Debt Re-organisation

Overview

  • Types of debt re-organistion are: re-mortgage, secured loan, equity release, lifetime mortgage, unsecured consolidation loan, switching to a cheaper product(s) if eligible (e.g. interest free credit card periods)
  • Sometimes fees & increased interest to consider
  • Usually no write off
  • Can increase indebtedness
  • Usually extends the period of debt repayment
  • Sometimes secures unsecured debt, assets may be put at risk
  • Registered defaults may already affect credit rating
  • Borrowing may be at high end interest rates
  • Consolidation loans that are not fixed interest rates may be a risky debt strategy
  • Affordability calculations may restrict the amount of borrowing
  • Receiving expert financial advice is essential
  • Important to cancel all lines of credit once consolidation has been done

How it works

You apply to a lender for a loan to reorganise, or clear your debts. These loans are often advertised as ‘consolidation loans’. This means you swap some or all of your creditors for just one creditor. If you own your home, the lender will probably want to take a charge* on it.

If you're 55+, you may be eligible for a lifetime mortgage product which secures your borrowing plus interest on your property. Under these terms, you're not required to make repayments., the loan is repaid upon death or move into long-term care. You can make voluntary payments to reduce the debt.

You may be able to re-mortgage to extend borrowing & release capital to pay debts. This will depend on your income multiples, loan to value debt ratio,, age & credit rating.

You should seek independent advice about whether any of the above products would be in your best interests. Money Advice Hub provides a list of trusted independent financial advisers. You should always shop around for the best deal but if you have a poor credit rating, you may not be able to get loans on the best terms.

A consolidation loan will only help if:

• it is used to pay some or all of your existing debts

• the repayments on the new loan are no more than those you are already making towards your existing debts, & you can afford to make them.

Otherwise, the new loan will add to your debt burden & make your problems worse. You will also need to look carefully at how long the loan will take to repay, what interest you are going to have to pay compared with what you are currently charged; and what charges or penalties there are, e.g. for late payments.
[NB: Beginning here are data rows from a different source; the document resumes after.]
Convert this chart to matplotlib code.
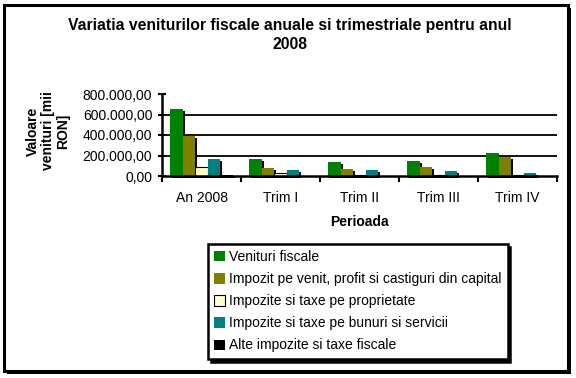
import numpy as np
import matplotlib.pyplot as plt
from matplotlib.patches import Rectangle
from matplotlib.ticker import FuncFormatter
from matplotlib.transforms import offset_copy

plt.rcParams['font.family'] = ['Liberation Sans', 'DejaVu Sans']

perioade = ["An 2008", "Trim I", "Trim II", "Trim III", "Trim IV"]
serii = ["Venituri fiscale",
         "Impozit pe venit, profit si castiguri din capital",
         "Impozite si taxe pe proprietate",
         "Impozite si taxe pe bunuri si servicii",
         "Alte impozite si taxe fiscale"]
venituri_fiscale = [652000, 167000, 137000, 147000, 227000]
impozit_venit = [395000, 77000, 67000, 87000, 187000]
impozite_proprietate = [84000, 33000, 8000, 6000, 5000]
impozite_bunuri = [167000, 57000, 57000, 47000, 27000]
alte_impozite = [10000, 3000, 3000, 3000, 3000]
culori = ["#008000", "#808000", "#FFFFCC", "#008080", "#000000"]
yticks = [0, 200000, 400000, 600000, 800000]

valori = [venituri_fiscale, impozit_venit, impozite_proprietate, impozite_bunuri, alte_impozite]

W, H = 576, 378
fig = plt.figure(figsize=(W / 100, H / 100), dpi=100)
fig.patch.set_facecolor("white")

# outer chart frame with shadow
fig.patches.append(Rectangle((7 / W, 1 - 374 / H), 564 / W, 366 / H, transform=fig.transFigure,
                             facecolor="black", edgecolor="none", zorder=-2))
fig.patches.append(Rectangle((4 / W, 1 - 371 / H), 564 / W, 366 / H, transform=fig.transFigure,
                             facecolor="white", edgecolor="black", linewidth=2.2, zorder=-1))

ax = fig.add_axes([162 / W, 1 - 176 / H, 395 / W, 82 / H])
ax.set_facecolor("none")
ax.set_zorder(1)

x = np.arange(len(perioade))
w = 0.16
shadow_tr = offset_copy(ax.transData, fig=fig, x=2, y=-2, units="dots")
for i, (nume, val, c) in enumerate(zip(serii, valori, culori)):
    xi = x - 0.4 + w * (i + 0.5)
    ax.bar(xi, val, w, color="black", transform=shadow_tr, zorder=2, clip_on=False)
    ec = "black" if c == "#FFFFCC" else "none"
    ax.bar(xi, val, w, color=c, edgecolor=ec, linewidth=0.8, label=nume, zorder=3)

for t in yticks[1:-1]:
    ax.axhline(t, color="black", linewidth=1.3, zorder=1)

ax.set_xlim(-0.5, len(perioade) - 0.5)
ax.set_ylim(0, 800000)
ax.set_yticks(yticks)
ax.yaxis.set_major_formatter(FuncFormatter(
    lambda v, p: f"{v:,.2f}".replace(",", " ").replace(".", ",").replace(" ", ".")))
ax.set_xticks(x)
ax.set_xticklabels(perioade)
ax.set_xticks(np.arange(len(perioade) + 1) - 0.5, minor=True)
ax.tick_params(axis="x", which="major", length=0, pad=11, labelsize=10)
ax.tick_params(axis="x", which="minor", length=4, width=1.5, direction="out")
ax.tick_params(axis="y", length=6, width=1.5, direction="inout", pad=4, labelsize=10)
for s in ["top", "right"]:
    ax.spines[s].set_visible(False)
for s in ["left", "bottom"]:
    ax.spines[s].set_linewidth(1.8)
    ax.spines[s].set_zorder(4)

ax.set_xlabel("Perioada", fontweight="bold", fontsize=10, labelpad=7)
fig.text(48 / W, 1 - 131 / H, "Valoare\nvenituri [mii\nRON]", rotation=90, ha="center", va="center",
         fontweight="bold", fontsize=10, linespacing=1.1)
fig.text(290 / W, 1 - 35 / H, "Variatia veniturilor fiscale anuale si trimestriale pentru anul\n2008",
         ha="center", va="center", fontweight="bold", fontsize=11.3, linespacing=1.3)

leg = fig.legend(loc="upper left", bbox_to_anchor=(208 / W, 1 - 244 / H), fontsize=10,
                 handlelength=0.75, handleheight=0.75, handletextpad=0.3, labelspacing=0.58,
                 borderpad=0.45, borderaxespad=0, fancybox=False, framealpha=1,
                 shadow={"color": "black", "alpha": 1})
leg.get_frame().set_edgecolor("black")
leg.get_frame().set_linewidth(1.8)
leg.set_zorder(5)

fig.savefig("out.png", dpi=100)
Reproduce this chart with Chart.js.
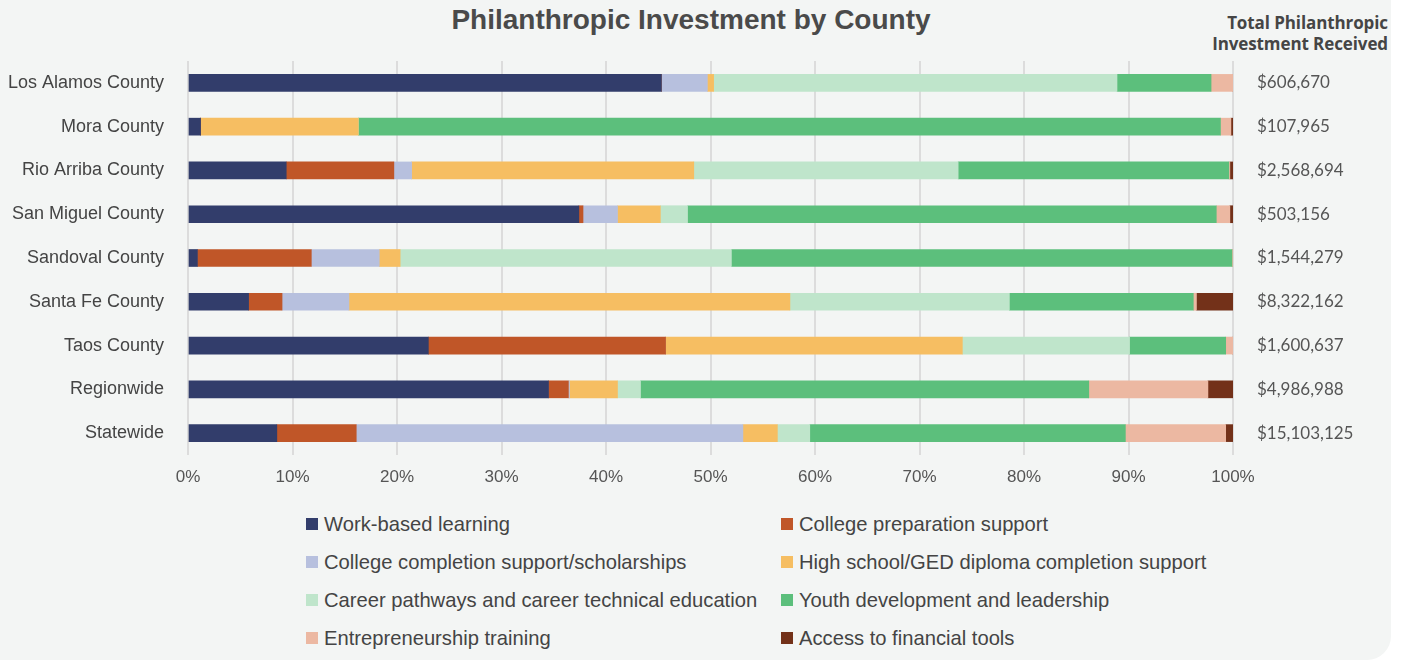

*Having a charge on your home means that if you don’t repay the debt, the creditor has a claim on the proceeds if the property is sold, and if you do not adhere to repayment terms agreed, your home could be at risk of repossession.

Pros

  • You will be making one monthly payment on one loan rather than many payments to different creditors
  • Your monthly payments may be lower, or at least should not be any higher
  • Enforcement will be stopped if you can borrow enough money to repay a priority debt
  • You may not have to pay any repayments if you are eligible for a lifetime mortgage product
  • If you choose a partial (voluntary) payment lifetime mortgage, this can replace an interest only mortgage. A credit check is not required, unlike a re-mortgage.
  • Consolidation may protect your credit rating if not already affected

Cons

  • You may have to pay fees for arranging the loan, these can be high. Always ask for full written details of all fees.
  • If you have a poor credit rating, you may not be able to get a loan or you may be offered poor terms and conditions, for example a high interest rate
  • If the loan is secured on your house or other asset, then it could be taken from you (repossessed) if you do not keep up the payments
  • Interest rates on secured loans are often not fixed, they often change over the loan period, making it difficult to work out what the total cost of the loan will be. You must check if the interest rate is fixed or variable.
  • Consolidation loans are often offered over a longer period of time than your original debts. This means that even if the interest seems reasonable, the length of time you have to repay it can increase the overall cost of the loan significantly, so you end up paying more.
  • If you don’t clear all your existing borrowing, the new loan is likely to make your debt problems worse and make it more difficult for you to make all your payments.
  • An increased re-mortgage may increase your mortgage payment & if the borrowing increases your loan to value ratio, you may not benefit from the lowest interest rate deals.